Saturday, April 02, 2016

*Socialism in One Rooming House?-Norman Mailer's "Barbary Shore"

Click on the headline to link to a "The New York Times" obituary for American writer Norman Mailer article, dated November 10, 2007.

Book Review

Barbary Shore, Norman Mailer, Vintage International, New York, 1997


As I recently noted in this space while reviewing Norman Mailer's The Presidential Papers and Miami and the Siege of Chicago at one time, as with Ernest Hemingway, I tried to get my hands on everything that the late author wrote. In his prime Mailer held out promise to match Hemingway as the preeminent male American prose writer of the 20th century. Mailer certainly has the ambition, ego and skill to do so. Although he wrote several good novels, like The Deer Park, in his time I believe that his journalistic work, as he himself might have partially admitted, especially his political, social and philosophical musings are what will insure his place in the literary pantheon. The early novel Barbary Shore under review here only confirms that estimation of his proper place. This is not a Mailer gem.

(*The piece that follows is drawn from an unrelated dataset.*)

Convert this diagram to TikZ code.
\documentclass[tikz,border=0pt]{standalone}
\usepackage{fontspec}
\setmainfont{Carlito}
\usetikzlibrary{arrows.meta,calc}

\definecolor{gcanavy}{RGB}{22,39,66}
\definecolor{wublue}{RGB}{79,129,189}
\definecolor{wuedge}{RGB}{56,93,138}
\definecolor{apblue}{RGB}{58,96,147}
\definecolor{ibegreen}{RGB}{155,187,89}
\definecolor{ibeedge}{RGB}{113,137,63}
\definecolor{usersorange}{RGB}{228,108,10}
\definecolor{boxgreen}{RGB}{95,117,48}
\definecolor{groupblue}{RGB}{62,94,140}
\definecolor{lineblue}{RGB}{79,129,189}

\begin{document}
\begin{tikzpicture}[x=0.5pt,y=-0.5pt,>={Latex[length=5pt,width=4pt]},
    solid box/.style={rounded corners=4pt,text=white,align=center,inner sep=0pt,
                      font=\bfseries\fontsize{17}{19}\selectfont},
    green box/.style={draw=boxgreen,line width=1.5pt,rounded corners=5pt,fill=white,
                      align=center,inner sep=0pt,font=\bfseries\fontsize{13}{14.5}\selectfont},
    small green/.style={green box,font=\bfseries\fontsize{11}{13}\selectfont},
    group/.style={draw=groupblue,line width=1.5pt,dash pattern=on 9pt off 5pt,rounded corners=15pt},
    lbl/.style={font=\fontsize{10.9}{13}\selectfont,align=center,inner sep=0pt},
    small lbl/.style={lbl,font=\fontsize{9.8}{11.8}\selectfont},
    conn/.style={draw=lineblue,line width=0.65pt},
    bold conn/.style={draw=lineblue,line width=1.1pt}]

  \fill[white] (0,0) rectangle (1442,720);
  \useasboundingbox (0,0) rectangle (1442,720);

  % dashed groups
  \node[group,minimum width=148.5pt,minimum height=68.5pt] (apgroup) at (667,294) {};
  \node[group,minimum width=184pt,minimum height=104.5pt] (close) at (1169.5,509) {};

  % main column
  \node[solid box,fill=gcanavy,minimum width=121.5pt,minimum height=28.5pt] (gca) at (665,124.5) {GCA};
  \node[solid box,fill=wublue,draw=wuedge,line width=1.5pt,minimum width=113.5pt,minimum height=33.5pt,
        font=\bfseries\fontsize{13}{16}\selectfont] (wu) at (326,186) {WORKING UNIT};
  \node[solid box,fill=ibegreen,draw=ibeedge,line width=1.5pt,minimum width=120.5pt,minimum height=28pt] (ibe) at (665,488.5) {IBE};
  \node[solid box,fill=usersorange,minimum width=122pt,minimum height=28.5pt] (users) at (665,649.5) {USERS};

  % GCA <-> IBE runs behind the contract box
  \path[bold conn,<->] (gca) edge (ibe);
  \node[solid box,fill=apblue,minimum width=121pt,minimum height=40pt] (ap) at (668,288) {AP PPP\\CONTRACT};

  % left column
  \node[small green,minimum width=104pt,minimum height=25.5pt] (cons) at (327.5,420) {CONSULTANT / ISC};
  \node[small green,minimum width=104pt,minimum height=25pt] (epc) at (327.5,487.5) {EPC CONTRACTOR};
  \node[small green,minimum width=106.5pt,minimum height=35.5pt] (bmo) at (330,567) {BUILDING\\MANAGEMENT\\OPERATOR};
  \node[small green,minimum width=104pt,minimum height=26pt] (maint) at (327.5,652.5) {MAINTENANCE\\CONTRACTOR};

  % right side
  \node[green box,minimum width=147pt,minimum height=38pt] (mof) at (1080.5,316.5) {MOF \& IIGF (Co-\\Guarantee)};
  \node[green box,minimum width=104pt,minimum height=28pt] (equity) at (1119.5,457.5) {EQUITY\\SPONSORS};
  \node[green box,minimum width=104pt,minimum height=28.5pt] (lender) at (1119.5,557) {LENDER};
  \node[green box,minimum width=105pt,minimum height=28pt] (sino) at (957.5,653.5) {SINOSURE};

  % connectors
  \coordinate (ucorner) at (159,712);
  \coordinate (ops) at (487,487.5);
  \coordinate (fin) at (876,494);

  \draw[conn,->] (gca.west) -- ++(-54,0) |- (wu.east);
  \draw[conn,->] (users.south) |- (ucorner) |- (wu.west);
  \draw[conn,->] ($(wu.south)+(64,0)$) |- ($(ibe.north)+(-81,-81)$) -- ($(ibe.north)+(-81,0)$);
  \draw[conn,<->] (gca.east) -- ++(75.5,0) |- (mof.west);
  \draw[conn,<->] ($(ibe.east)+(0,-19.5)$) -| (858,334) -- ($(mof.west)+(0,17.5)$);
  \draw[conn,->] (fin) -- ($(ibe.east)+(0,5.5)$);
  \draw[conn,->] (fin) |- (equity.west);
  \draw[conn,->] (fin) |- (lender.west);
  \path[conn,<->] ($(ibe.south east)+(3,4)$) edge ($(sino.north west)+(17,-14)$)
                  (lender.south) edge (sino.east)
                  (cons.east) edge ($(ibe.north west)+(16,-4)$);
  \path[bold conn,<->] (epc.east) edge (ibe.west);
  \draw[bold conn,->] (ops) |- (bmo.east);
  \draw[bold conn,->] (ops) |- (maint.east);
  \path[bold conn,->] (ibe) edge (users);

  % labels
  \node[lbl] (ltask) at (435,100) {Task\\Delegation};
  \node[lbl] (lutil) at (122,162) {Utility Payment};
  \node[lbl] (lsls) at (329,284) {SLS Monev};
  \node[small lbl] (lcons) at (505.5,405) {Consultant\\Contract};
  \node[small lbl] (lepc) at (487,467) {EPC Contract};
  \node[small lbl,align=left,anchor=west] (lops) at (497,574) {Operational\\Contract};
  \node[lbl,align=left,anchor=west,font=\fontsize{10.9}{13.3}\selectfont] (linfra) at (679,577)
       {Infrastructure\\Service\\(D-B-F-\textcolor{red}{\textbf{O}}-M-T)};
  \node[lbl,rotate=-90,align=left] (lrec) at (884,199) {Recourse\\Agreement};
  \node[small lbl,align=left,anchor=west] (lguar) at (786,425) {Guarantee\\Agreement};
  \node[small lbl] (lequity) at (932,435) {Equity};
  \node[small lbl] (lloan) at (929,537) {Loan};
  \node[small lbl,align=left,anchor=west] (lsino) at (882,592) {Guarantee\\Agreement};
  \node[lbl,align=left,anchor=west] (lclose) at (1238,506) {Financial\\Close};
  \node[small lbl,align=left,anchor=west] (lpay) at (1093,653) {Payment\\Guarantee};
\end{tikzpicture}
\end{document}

This novel was written shortly after Mailer’s huge success with the Naked and the Dead and seemingly shared the fate of many second novels- failure to live up to expectations. Not, however, for the reasons one might think. Yes, the plot is a little contrived in building up the tensions between fellow New York rooming house lodgers, including the narrator, a wounded war veteran trying to scratch out an existence as a writer, who seem to have no existent except to act as foils for each other. Yes, the dialogue is a little forced as each character has to be just a little more arch and a little more tragic that the others. Moreover, the action is virtually nonexistent as the rooming house acts as a metaphor turning on itself here.

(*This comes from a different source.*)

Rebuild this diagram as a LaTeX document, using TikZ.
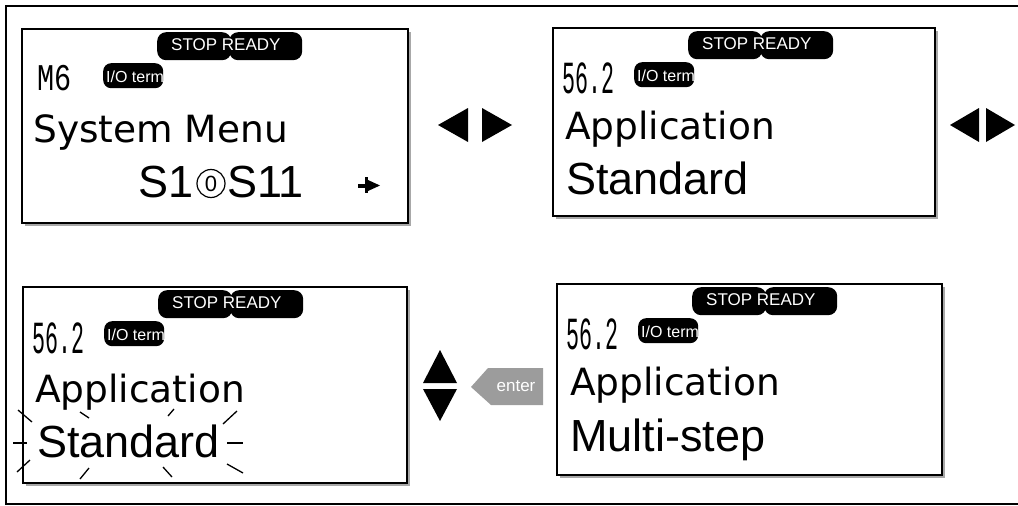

However none of these reasons are what causes the novel to fail. The politics, or more properly the confused philosophy, underlying the novel are too big to survive in the space allotted. The characters here, including a repentant Stalinist, a dogged governmental Red hunter and a thwarted socialist idealist are symbols for the very real struggle in Mailer’s head, and in those of other Western intellectuals in the post- World War II period as well, to make sense of the contradiction between the promise of old socialist vision and the way it was being played out under Stalinist tutelage. The historic socialist struggle between Stalin and Trotsky that dominated the first half of the 20th century, American version here, as played by the denizens of a New York rooming house cannot be contained in such a milieu.

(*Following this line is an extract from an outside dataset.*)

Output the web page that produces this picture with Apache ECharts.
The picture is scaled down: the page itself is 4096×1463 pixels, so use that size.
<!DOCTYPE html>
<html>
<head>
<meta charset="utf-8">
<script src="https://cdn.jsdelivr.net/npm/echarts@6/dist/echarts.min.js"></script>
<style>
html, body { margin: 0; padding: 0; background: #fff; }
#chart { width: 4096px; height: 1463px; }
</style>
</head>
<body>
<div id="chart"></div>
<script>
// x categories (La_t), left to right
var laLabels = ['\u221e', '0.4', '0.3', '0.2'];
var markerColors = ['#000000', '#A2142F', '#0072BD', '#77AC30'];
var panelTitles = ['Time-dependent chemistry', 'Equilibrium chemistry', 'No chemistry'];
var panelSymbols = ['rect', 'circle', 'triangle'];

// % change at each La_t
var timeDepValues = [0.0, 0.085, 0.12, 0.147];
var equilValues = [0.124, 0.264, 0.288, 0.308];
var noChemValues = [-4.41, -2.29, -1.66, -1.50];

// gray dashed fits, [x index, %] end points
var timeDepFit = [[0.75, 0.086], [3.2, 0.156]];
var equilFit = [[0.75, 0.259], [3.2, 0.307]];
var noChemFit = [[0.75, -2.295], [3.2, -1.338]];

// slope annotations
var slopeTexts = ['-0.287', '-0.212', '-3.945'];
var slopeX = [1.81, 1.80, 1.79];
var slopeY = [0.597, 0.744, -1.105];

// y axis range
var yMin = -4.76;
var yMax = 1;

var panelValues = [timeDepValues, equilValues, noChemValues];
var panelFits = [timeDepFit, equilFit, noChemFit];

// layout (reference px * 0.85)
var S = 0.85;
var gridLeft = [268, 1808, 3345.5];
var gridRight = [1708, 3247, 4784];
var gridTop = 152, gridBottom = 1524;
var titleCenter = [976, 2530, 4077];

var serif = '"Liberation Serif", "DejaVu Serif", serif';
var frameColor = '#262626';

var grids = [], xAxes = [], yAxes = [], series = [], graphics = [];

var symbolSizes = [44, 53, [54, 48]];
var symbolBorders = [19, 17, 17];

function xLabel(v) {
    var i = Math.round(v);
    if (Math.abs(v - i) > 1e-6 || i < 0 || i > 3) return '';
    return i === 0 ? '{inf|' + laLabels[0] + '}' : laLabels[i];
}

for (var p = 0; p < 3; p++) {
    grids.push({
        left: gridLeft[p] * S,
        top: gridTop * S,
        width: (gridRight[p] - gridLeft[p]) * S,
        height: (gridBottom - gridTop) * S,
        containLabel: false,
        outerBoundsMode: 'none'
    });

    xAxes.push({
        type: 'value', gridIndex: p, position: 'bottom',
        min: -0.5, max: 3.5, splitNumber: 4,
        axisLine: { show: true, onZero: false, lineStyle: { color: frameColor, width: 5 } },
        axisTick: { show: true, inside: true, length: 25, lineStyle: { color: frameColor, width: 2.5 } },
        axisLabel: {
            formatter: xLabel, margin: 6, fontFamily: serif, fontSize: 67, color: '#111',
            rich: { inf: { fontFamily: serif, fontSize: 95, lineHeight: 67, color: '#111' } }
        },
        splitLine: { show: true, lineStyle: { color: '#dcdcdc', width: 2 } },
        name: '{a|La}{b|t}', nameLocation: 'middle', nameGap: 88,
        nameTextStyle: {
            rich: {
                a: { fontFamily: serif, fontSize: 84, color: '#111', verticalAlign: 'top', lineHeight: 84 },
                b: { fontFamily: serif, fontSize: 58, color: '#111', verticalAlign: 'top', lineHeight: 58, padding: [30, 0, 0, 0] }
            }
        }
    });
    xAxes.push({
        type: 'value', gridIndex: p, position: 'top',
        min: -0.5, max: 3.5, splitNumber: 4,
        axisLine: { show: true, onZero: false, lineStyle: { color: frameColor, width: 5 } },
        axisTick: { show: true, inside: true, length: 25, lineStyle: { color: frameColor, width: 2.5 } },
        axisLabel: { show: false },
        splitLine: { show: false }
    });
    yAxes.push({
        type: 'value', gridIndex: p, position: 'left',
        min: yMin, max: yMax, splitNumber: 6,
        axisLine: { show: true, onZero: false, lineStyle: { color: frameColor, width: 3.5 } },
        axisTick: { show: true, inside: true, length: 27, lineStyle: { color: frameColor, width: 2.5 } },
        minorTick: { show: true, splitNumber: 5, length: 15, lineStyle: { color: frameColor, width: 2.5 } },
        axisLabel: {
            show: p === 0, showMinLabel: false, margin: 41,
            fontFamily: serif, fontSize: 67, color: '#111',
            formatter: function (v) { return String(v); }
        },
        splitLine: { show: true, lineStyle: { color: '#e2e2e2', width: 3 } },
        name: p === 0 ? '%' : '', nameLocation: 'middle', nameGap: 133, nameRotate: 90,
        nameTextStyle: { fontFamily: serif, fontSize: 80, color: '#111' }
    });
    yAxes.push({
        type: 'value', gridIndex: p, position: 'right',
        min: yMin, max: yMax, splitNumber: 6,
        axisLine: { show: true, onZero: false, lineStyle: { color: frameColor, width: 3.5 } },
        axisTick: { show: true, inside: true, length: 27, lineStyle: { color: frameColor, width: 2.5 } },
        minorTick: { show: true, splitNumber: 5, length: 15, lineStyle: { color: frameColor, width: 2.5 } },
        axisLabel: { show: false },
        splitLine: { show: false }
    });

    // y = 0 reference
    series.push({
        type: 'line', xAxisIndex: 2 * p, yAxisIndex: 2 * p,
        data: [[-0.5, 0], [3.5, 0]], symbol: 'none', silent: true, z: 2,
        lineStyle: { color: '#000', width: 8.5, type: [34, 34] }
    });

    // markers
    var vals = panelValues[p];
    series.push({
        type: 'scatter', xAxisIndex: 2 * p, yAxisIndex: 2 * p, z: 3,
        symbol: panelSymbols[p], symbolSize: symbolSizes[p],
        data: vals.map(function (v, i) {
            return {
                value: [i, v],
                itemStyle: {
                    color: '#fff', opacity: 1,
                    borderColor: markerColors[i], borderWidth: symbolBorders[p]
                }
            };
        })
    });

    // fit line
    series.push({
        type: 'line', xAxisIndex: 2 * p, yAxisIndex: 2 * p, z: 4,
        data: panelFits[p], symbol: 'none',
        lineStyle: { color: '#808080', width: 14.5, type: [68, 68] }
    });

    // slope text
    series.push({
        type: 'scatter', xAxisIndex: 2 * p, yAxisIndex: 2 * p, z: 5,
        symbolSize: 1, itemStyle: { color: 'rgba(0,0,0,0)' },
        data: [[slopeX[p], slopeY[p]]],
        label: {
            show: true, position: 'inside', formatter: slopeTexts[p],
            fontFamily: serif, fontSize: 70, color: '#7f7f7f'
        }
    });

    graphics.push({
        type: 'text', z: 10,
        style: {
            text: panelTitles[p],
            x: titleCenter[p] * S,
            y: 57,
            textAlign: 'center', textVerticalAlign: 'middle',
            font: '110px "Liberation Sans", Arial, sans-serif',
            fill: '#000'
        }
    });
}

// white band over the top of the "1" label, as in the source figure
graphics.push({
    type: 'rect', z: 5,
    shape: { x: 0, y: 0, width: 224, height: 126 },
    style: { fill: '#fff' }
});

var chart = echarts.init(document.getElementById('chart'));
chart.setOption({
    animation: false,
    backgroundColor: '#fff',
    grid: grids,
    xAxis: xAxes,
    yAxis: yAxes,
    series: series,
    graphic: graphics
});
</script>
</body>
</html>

Moreover, the existentialist philosophy, with a twist of Kafka, that essentially reduces social action to the unmediated acts of individuals that would dominant much of Mailer’s later writing gets its first tentative workout here as the pressure of the ‘Red Scare’ McCarthy era and the flight from seeking socialist solutions began to have its effect on the New York intelligentsia in the early 1950’s. Nevertheless it is still worthwhile to read something that is thoughtfully, if not successfully, written, as is almost always the case with Mailer. And that is really the place where Mailer finds his comradeship with Hemingway.